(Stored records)

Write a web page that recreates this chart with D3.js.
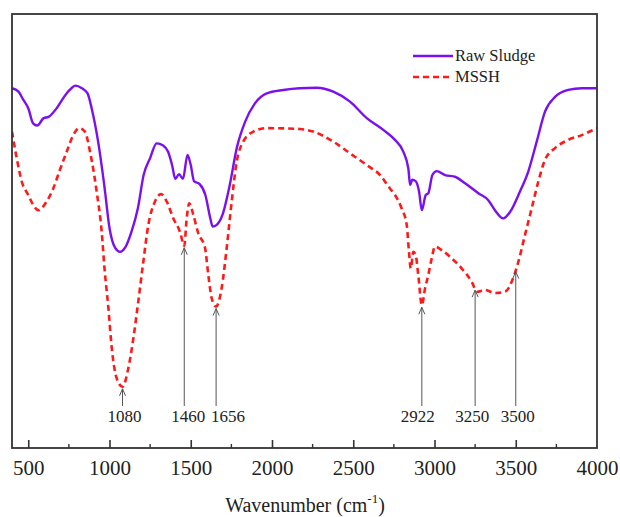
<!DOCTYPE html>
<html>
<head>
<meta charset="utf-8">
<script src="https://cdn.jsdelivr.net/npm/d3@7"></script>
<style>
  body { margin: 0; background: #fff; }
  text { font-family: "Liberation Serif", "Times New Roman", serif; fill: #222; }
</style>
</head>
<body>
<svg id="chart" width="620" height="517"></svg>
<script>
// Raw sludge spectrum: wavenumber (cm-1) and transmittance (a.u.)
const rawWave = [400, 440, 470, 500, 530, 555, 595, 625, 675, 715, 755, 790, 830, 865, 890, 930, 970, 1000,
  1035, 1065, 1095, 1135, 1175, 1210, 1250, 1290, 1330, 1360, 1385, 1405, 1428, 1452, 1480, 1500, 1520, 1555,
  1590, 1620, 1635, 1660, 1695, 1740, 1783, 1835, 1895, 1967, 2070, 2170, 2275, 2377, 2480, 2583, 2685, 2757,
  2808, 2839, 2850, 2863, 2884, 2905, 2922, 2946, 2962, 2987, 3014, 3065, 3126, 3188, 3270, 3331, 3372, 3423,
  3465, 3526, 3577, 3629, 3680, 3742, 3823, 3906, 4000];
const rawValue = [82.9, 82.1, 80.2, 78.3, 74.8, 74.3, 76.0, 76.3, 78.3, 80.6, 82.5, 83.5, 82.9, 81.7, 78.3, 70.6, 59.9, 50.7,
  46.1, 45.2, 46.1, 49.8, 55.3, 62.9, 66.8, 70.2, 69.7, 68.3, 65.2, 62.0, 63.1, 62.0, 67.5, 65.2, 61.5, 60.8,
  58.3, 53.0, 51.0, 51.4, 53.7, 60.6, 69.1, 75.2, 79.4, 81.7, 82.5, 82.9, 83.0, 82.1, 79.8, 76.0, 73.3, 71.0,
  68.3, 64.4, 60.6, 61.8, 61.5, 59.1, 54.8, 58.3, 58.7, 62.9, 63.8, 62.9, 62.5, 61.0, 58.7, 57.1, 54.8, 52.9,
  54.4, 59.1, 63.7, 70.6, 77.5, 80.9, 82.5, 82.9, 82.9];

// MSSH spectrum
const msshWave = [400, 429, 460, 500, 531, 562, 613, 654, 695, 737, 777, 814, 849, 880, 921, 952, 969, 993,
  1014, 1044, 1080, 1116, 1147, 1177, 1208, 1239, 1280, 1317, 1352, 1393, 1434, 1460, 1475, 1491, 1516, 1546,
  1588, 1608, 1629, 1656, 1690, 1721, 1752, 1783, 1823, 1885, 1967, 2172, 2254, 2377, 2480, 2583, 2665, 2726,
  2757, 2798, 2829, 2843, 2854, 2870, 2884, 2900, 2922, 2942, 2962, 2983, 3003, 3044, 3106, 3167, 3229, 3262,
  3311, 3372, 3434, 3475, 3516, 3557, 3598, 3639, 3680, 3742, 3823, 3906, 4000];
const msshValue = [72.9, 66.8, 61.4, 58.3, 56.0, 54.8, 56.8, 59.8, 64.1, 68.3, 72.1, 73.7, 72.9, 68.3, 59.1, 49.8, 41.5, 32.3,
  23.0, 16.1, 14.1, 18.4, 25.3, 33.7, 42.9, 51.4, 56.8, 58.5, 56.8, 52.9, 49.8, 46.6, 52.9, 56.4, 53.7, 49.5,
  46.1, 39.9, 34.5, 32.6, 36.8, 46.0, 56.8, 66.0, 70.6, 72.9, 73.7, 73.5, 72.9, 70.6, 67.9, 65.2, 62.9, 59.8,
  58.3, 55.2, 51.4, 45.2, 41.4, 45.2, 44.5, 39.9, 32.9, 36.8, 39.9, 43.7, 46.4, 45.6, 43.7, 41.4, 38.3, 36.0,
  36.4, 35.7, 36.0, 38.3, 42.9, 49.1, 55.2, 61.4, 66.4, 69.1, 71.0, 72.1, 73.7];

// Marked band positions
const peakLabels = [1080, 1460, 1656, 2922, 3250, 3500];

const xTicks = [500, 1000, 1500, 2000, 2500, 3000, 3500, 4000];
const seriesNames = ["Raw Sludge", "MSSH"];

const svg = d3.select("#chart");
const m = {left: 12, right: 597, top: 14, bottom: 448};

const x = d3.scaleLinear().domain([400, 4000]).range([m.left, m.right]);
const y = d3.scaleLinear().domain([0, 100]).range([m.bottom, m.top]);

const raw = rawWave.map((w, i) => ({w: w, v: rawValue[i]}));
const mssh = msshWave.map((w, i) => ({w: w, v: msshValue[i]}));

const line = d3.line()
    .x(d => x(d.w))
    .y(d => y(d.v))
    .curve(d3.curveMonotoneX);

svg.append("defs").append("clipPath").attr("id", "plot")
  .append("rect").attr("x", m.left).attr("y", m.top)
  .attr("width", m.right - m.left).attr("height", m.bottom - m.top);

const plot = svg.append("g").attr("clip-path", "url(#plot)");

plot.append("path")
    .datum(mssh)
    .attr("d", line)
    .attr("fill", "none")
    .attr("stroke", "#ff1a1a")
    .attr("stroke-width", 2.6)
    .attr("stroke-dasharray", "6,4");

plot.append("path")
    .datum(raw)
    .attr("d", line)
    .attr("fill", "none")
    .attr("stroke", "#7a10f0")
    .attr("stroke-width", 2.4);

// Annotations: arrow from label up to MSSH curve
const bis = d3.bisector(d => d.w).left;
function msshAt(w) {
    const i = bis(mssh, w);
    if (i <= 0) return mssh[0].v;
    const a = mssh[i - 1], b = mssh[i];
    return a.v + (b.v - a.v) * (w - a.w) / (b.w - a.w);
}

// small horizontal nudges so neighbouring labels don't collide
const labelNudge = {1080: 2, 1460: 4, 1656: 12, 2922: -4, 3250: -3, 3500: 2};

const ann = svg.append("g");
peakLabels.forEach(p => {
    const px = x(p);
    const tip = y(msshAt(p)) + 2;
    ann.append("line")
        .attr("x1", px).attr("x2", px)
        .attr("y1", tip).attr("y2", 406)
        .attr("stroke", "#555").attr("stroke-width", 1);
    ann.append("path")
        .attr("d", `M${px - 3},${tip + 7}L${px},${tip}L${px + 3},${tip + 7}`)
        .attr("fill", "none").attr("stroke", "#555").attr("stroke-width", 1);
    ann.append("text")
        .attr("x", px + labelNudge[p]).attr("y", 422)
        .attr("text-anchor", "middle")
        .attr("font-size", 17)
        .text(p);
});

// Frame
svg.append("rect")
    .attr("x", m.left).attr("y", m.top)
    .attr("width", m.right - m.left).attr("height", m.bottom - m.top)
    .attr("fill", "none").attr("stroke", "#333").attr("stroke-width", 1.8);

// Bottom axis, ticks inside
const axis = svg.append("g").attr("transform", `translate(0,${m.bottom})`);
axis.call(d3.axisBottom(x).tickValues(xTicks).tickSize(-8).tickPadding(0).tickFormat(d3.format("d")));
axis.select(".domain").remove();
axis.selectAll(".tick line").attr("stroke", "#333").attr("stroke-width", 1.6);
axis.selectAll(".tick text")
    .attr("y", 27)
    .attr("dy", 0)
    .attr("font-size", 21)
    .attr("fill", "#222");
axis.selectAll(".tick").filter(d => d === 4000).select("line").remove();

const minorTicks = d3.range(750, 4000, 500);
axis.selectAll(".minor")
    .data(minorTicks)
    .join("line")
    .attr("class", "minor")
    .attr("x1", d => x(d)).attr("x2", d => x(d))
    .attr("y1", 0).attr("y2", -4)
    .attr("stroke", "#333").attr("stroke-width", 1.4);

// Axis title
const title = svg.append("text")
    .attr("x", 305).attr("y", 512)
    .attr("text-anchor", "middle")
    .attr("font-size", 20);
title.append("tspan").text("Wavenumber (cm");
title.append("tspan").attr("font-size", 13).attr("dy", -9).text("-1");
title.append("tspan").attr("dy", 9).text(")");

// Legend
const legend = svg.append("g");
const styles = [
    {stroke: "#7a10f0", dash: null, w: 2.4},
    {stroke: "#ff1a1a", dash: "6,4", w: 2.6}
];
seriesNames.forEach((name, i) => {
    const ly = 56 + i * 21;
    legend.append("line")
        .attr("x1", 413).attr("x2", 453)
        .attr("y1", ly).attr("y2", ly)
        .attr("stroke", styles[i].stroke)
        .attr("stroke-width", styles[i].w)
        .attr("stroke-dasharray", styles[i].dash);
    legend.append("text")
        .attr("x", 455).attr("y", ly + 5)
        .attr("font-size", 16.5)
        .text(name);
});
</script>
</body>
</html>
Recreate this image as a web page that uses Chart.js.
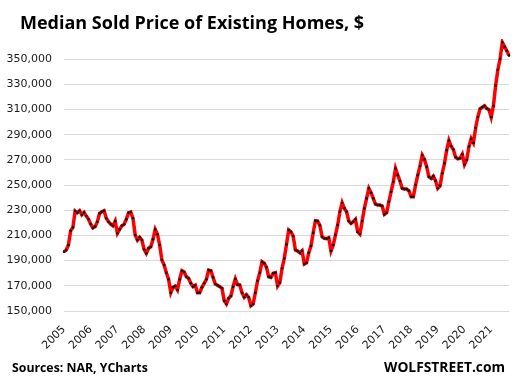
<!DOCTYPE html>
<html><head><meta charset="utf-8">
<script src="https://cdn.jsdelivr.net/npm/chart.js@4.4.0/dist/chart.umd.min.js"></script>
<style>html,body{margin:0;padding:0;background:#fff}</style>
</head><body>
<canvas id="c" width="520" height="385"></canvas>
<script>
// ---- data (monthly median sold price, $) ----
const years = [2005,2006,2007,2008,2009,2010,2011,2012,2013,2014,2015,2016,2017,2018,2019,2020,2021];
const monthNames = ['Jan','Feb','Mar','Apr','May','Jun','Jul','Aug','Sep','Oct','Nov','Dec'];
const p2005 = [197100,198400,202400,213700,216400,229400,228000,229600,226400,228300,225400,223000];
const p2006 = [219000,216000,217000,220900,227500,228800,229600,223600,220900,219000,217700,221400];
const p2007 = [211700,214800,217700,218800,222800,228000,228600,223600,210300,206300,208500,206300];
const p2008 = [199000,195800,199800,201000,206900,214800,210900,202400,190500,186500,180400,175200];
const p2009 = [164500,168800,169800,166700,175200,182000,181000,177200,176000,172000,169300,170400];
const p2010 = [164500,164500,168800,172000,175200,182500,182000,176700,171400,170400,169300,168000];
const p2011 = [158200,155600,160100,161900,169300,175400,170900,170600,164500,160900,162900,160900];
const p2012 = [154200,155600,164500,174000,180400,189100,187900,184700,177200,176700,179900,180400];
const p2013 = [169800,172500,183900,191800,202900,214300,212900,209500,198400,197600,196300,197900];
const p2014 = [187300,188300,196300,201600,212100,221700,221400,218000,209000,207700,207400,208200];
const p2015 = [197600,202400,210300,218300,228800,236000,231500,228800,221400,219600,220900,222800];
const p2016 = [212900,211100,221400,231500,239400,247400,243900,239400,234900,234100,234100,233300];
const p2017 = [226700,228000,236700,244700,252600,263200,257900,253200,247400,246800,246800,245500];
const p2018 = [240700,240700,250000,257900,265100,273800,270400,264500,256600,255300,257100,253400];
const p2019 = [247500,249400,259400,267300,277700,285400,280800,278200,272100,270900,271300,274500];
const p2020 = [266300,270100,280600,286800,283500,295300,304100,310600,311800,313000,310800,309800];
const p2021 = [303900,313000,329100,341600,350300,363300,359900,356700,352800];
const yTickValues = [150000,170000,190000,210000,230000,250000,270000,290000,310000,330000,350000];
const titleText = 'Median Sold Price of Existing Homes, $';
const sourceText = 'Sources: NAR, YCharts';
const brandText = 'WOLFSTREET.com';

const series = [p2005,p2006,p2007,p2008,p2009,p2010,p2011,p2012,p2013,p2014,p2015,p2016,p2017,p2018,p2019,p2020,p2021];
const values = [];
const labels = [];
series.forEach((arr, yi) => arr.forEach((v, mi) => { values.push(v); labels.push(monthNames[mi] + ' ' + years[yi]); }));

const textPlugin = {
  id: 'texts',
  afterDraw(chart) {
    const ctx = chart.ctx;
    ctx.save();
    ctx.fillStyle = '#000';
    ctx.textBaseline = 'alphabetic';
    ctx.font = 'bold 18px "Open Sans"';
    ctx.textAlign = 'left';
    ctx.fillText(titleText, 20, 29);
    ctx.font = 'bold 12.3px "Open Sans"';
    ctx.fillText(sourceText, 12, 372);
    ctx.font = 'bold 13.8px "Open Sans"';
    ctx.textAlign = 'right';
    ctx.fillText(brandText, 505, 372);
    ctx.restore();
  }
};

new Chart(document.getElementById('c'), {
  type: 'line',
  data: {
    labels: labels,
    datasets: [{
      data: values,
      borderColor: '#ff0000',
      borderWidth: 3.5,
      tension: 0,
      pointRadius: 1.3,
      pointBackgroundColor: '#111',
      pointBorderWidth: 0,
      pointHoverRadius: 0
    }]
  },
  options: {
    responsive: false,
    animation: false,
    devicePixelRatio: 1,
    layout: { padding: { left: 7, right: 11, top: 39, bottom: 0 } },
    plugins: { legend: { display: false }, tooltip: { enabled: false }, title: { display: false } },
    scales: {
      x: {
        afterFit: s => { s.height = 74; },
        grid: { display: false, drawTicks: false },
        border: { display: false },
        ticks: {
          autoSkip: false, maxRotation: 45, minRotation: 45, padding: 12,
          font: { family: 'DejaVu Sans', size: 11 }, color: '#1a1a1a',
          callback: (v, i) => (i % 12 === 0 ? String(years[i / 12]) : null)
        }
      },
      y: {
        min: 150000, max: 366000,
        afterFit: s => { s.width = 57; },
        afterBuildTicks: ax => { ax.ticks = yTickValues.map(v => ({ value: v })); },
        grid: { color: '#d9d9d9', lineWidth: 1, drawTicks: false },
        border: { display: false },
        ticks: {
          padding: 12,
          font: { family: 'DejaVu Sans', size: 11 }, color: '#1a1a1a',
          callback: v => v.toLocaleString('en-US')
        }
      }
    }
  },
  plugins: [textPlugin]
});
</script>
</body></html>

### [Description of the task]
Give again, word for word, every line from the top of the data through the line with "54.4, 59.1, 63.7, 70.6, 77.5, 80.9, 82.5, 82.9, 82.9];", both ends included, and exclude the pictures.

### [Final answer]
Write a web page that recreates this chart with D3.js.
<!DOCTYPE html>
<html>
<head>
<meta charset="utf-8">
<script src="https://cdn.jsdelivr.net/npm/d3@7"></script>
<style>
  body { margin: 0; background: #fff; }
  text { font-family: "Liberation Serif", "Times New Roman", serif; fill: #222; }
</style>
</head>
<body>
<svg id="chart" width="620" height="517"></svg>
<script>
// Raw sludge spectrum: wavenumber (cm-1) and transmittance (a.u.)
const rawWave = [400, 440, 470, 500, 530, 555, 595, 625, 675, 715, 755, 790, 830, 865, 890, 930, 970, 1000,
  1035, 1065, 1095, 1135, 1175, 1210, 1250, 1290, 1330, 1360, 1385, 1405, 1428, 1452, 1480, 1500, 1520, 1555,
  1590, 1620, 1635, 1660, 1695, 1740, 1783, 1835, 1895, 1967, 2070, 2170, 2275, 2377, 2480, 2583, 2685, 2757,
  2808, 2839, 2850, 2863, 2884, 2905, 2922, 2946, 2962, 2987, 3014, 3065, 3126, 3188, 3270, 3331, 3372, 3423,
  3465, 3526, 3577, 3629, 3680, 3742, 3823, 3906, 4000];
const rawValue = [82.9, 82.1, 80.2, 78.3, 74.8, 74.3, 76.0, 76.3, 78.3, 80.6, 82.5, 83.5, 82.9, 81.7, 78.3, 70.6, 59.9, 50.7,
  46.1, 45.2, 46.1, 49.8, 55.3, 62.9, 66.8, 70.2, 69.7, 68.3, 65.2, 62.0, 63.1, 62.0, 67.5, 65.2, 61.5, 60.8,
  58.3, 53.0, 51.0, 51.4, 53.7, 60.6, 69.1, 75.2, 79.4, 81.7, 82.5, 82.9, 83.0, 82.1, 79.8, 76.0, 73.3, 71.0,
  68.3, 64.4, 60.6, 61.8, 61.5, 59.1, 54.8, 58.3, 58.7, 62.9, 63.8, 62.9, 62.5, 61.0, 58.7, 57.1, 54.8, 52.9,
  54.4, 59.1, 63.7, 70.6, 77.5, 80.9, 82.5, 82.9, 82.9];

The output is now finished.